The only thing to do is to educate people on what their own interests are. If there is some hypothetical world where people are just determined to vote themselves into hell, then that represents a failed project and a state that must be overthrown.
There is a difference between speaking against something and banning it. This is ultimately just a question about the nature of reactionary religious practices, not "free speech" itself.
While not as fundamental, this is another common trope among liberals, though I am glad that even radlibs have started to understand that deplatforming is good and works. Yes, the new circumstances fascists are put in give them new tools with which to recruit, but that's the dialectical nature of reality. What matters is not that they have new tools but that those new tools are predicated on them being deprived of old tools that are much, much more powerful, and being able to call yourself a fascist in open society is much more powerful to recruit new fascists than some precious little song and dance about "look at who you aren't allowed to criticize".

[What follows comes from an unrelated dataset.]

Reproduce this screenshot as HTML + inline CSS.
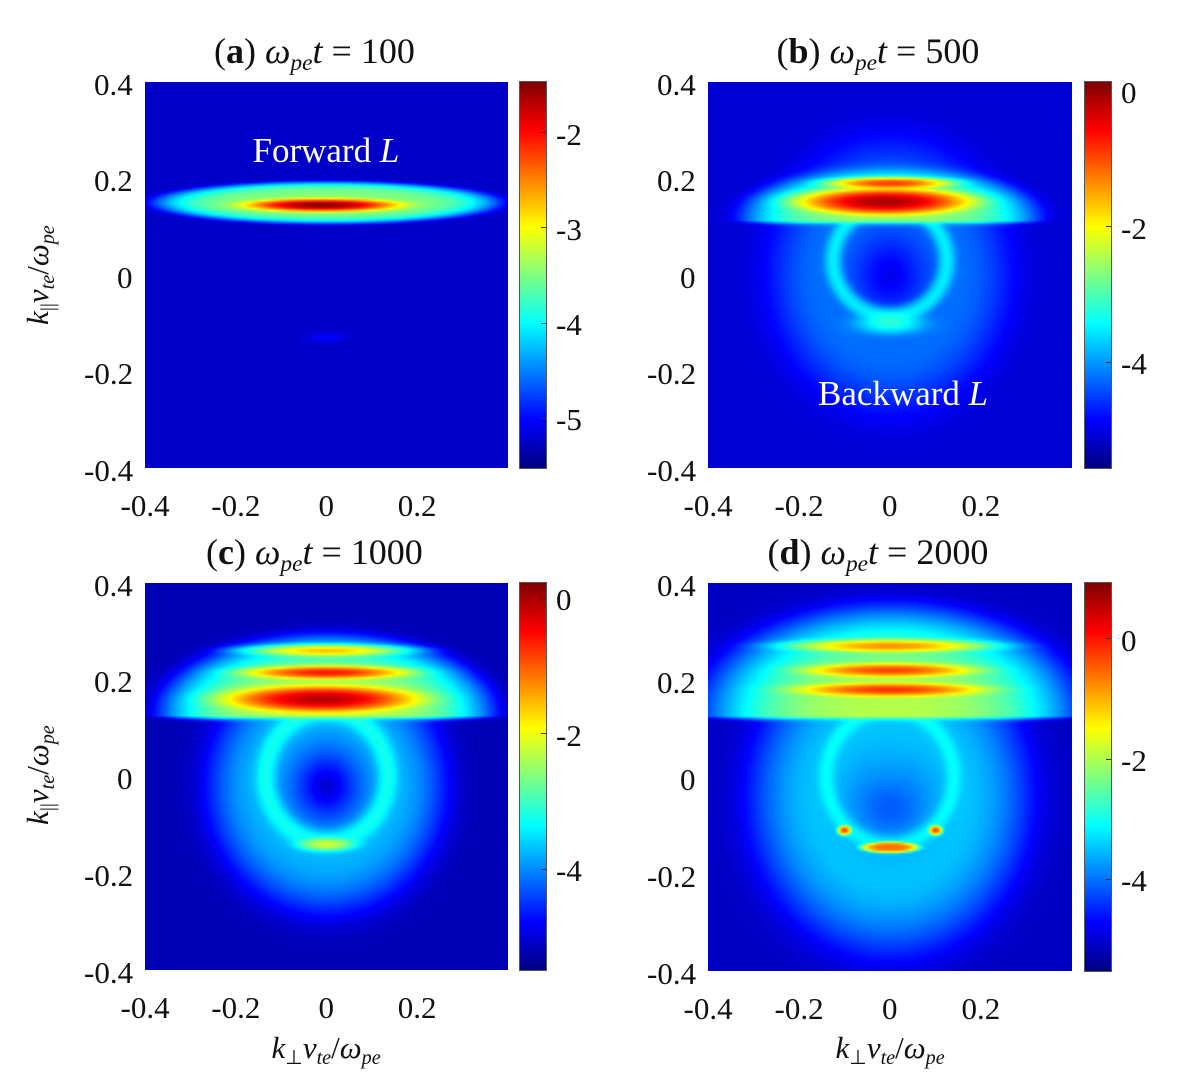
<!DOCTYPE html>
<html><head><meta charset="utf-8">
<style>
body{margin:0;background:#fff;}
#root{position:relative;width:1200px;height:1091px;background:#fff;font-family:"Liberation Serif",serif;color:#111;overflow:hidden;}
.t{position:absolute;white-space:nowrap;font-size:31px;line-height:1;}
canvas{position:absolute;}
.cb{position:absolute;background:linear-gradient(to top,#000080 0%,#0000ff 12.5%,#00ffff 37.5%,#ffff00 62.5%,#ff0000 87.5%,#800000 100%);outline:1px solid #555;}
.title{font-size:36px;}
.ann{color:#fff;font-size:35px;}
sub{font-size:65%;vertical-align:-0.3em;}
</style></head>
<body>
<div id="root"></div>
<script>
// ---- data ----
const xTicks = [-0.4, -0.2, 0, 0.2];
const yTicks = [0.4, 0.2, 0, -0.2, -0.4];
const cbTicksA = [-2, -3, -4, -5];
const cbTicksB = [0, -2, -4];
const cbTicksC = [0, -2, -4];
const cbTicksD = [0, -2, -4];
const climA = [-5.53, -1.47];
const climB = [-5.56, 0.12];
const climC = [-5.5, 0.22];
const climD = [-5.53, 0.92];
const bgA = -5.25, bgB = -5.1, bgC = -5.2, bgD = -5.1;
// features: [kind(0 blob,1 ring), k_perp0, k_par0, xw, yw, peak(log10), drop, p_or_width, cutBelow]
const featA = [
  [0, 0, 0.15, 0.39, 0.045, -3.5, 1.7, 6, -1],
  [0, -0.01, 0.145, 0.2, 0.016, -1.5, 2.2, 2, -1],
  [0, 0, -0.13, 0.06, 0.015, -5.4, 1, 2, -1]
];
const featB = [
  [1, 0, 0.0, 0.15, 0.16, -4.3, 1.3, 1.0, -1],
  [0, 0, 0.12, 0.31, 0.1, -2.7, 1.6, 4, 0.112],
  [0, -0.01, 0.152, 0.2, 0.03, -0.1, 2.4, 2, -1],
  [0, 0, 0.19, 0.15, 0.014, -0.9, 2.2, 2, -1],
  [1, 0, 0.03, 0.125, 0.115, -3.6, 1.5, 0.22, -1],
  [0, 0, -0.1, 0.1, 0.03, -3.3, 1.5, 2, -1]
];
const featC = [
  [1, 0, -0.02, 0.15, 0.15, -3.8, 1.5, 0.9, -1],
  [0, 0, 0.13, 0.34, 0.15, -2.4, 1.6, 4, 0.125],
  [0, 0, 0.26, 0.18, 0.014, -1.6, 1.8, 2, -1],
  [0, 0, 0.215, 0.2, 0.016, -0.6, 2.2, 2, -1],
  [0, -0.01, 0.16, 0.22, 0.03, -0.1, 2.2, 2, -1],
  [1, 0, 0.0, 0.135, 0.135, -3.4, 1.5, 0.25, -1],
  [0, 0, -0.14, 0.08, 0.018, -2.2, 2, 2, -1]
];
const featD = [
  [1, 0, -0.04, 0.16, 0.17, -3.5, 1.4, 1.0, -1],
  [0, 0, 0.02, 0.12, 0.12, -4.0, 1, 2, -1],
  [0, 0, 0.13, 0.37, 0.2, -2.0, 1.8, 3, 0.125],
  [0, 0, 0.27, 0.2, 0.014, -0.8, 1.6, 2, -1],
  [0, 0, 0.22, 0.2, 0.016, -0.3, 2.0, 2, -1],
  [0, 0, 0.18, 0.22, 0.016, -0.2, 2.0, 2, -1],
  [1, 0, 0.0, 0.14, 0.14, -3.3, 1.5, 0.2, -1],
  [0, 0, -0.145, 0.065, 0.012, -0.6, 2, 4, -1],
  [0, -0.1, -0.11, 0.015, 0.01, -0.3, 2, 2, -1],
  [0, 0.1, -0.11, 0.015, 0.01, -0.3, 2, 2, -1]
];

const root = document.getElementById('root');
function jet(t){
  t=Math.max(0,Math.min(1,t));
  const c=v=>Math.round(255*Math.max(0,Math.min(1,v)));
  return [c(1.5-Math.abs(4*t-3)),c(1.5-Math.abs(4*t-2)),c(1.5-Math.abs(4*t-1))];
}
function field(x,y,bg,feats){
  let s=Math.pow(10,bg);
  for(const f of feats){
    const dx=(x-f[1])/f[3], dy=(y-f[2])/f[4];
    let v;
    if(f[0]===0){const r=Math.sqrt(dx*dx+dy*dy); v=f[5]-f[6]*Math.pow(r,f[7]);}
    else{const d=Math.sqrt(dx*dx+dy*dy); const r=Math.abs(d-1)/f[7]; v=f[5]-f[6]*r*r;}
    if(f[8]>-1 && y<f[8]) v-=(f[8]-y)*200;
    s+=Math.pow(10,v);
  }
  return Math.log10(s);
}
function txt(html,x,y,cls,name,align){
  const d=document.createElement('div');
  d.className='t '+(cls||'');
  d.innerHTML=html;
  
  
  root.appendChild(d);
  const w=d.offsetWidth,h=d.offsetHeight;
  let l=x; if(align==='c') l=x-w/2; else if(align==='r') l=x-w;
  d.style.left=l+'px'; d.style.top=(y-h/2)+'px';
  return d;
}
function panel(id,px,py,pw,ph,cbx,bg,feats,clim,cbTicks,title){
  const W=182,H=194;
  const cv=document.createElement('canvas');
  cv.width=W;cv.height=H;
  cv.style.left=px+'px';cv.style.top=py+'px';cv.style.width=pw+'px';cv.style.height=ph+'px';
  
  
  root.appendChild(cv);
  const ctx=cv.getContext('2d');const img=ctx.createImageData(W,H);
  for(let j=0;j<H;j++)for(let i=0;i<W;i++){
    const x=-0.4+0.8*(i+0.5)/W, y=0.4-0.8*(j+0.5)/H;
    const v=field(x,y,bg,feats);
    const c=jet((v-clim[0])/(clim[1]-clim[0]));
    const k=4*(j*W+i);img.data[k]=c[0];img.data[k+1]=c[1];img.data[k+2]=c[2];img.data[k+3]=255;
  }
  ctx.putImageData(img,0,0);
  const sx=v=>px+(v+0.4)/0.8*pw, sy=v=>py+(0.4-v)/0.8*ph;
  yTicks.forEach(v=>txt(v===0?'0':String(v),px-12,sy(v)+2,'','y-tick-label','r'));
  xTicks.forEach(v=>txt(v===0?'0':String(v),sx(v),py+ph+37,'','x-tick-label','c'));
  const cb=document.createElement('div');cb.className='cb';
  cb.style.left=cbx+'px';cb.style.top=py+'px';cb.style.width='26px';cb.style.height=ph+'px';
  
  
  root.appendChild(cb);
  cbTicks.forEach(v=>{
    const y=py+(clim[1]-v)/(clim[1]-clim[0])*ph;
    const tk=document.createElement('div');
    tk.style.cssText='position:absolute;left:'+(cbx+21)+'px;top:'+y+'px;width:5px;height:1px;background:#333';
    
    
    root.appendChild(tk);
    txt(String(v),cbx+36,y+2,'','colorbar-tick-label','l');
  });
  txt(title,px+pw/2-12,py-28,'title','panel-title-'+id,'c');
}
const omega='<i>ω</i><sub><i>pe</i></sub><i>t</i> = ';
panel('a',145,82,363,386,520,bgA,featA,climA,cbTicksA,'(<b>a</b>) '+omega+'100');
panel('b',708,82,364,386,1085,bgB,featB,climB,cbTicksB,'(<b>b</b>) '+omega+'500');
panel('c',145,583,363,387,520,bgC,featC,climC,cbTicksC,'(<b>c</b>) '+omega+'1000');
panel('d',708,583,364,388,1085,bgD,featD,climD,cbTicksD,'(<b>d</b>) '+omega+'2000');
txt('Forward <i>L</i>',326,150,'ann','annotation-forward-l','c');
txt('Backward <i>L</i>',903,393,'ann','annotation-backward-l','c');
const xl='<i>k</i><sub>⊥</sub><i>v</i><sub><i>te</i></sub>/<i>ω</i><sub><i>pe</i></sub>';
txt(xl,326,1050,'','x-axis-title-c','c');
txt(xl,890,1050,'','x-axis-title-d','c');
const yl='<i>k</i><sub>||</sub><i>v</i><sub><i>te</i></sub>/<i>ω</i><sub><i>pe</i></sub>';
[275,775].forEach((cy,i)=>{
  const d=txt(yl,40,cy,'','y-axis-title-'+(i?'c':'a'),'c');
  d.style.transform='rotate(-90deg)';
});
</script>
</body></html>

I would like to further point out that your likely frames of reference -- either America or states just to its left -- overwhelmingly don't prosecute what you and I would call hate speech, it is the social consensus around some of that hate speech being bad that pushes it to the fringes. It is the banning of it -- which is something that should follow from that social consensus in a democratic government -- that would for most intents and purposes stamp it out.
There's also the matter of social programs and such for the alienated and dispossessed people who it might pick up or who have even already been caught up in it. The law does not need to be punitive, and many fascists are ultimately also a type of victim who the state can help out of their fascism if the state actually wanted to do so.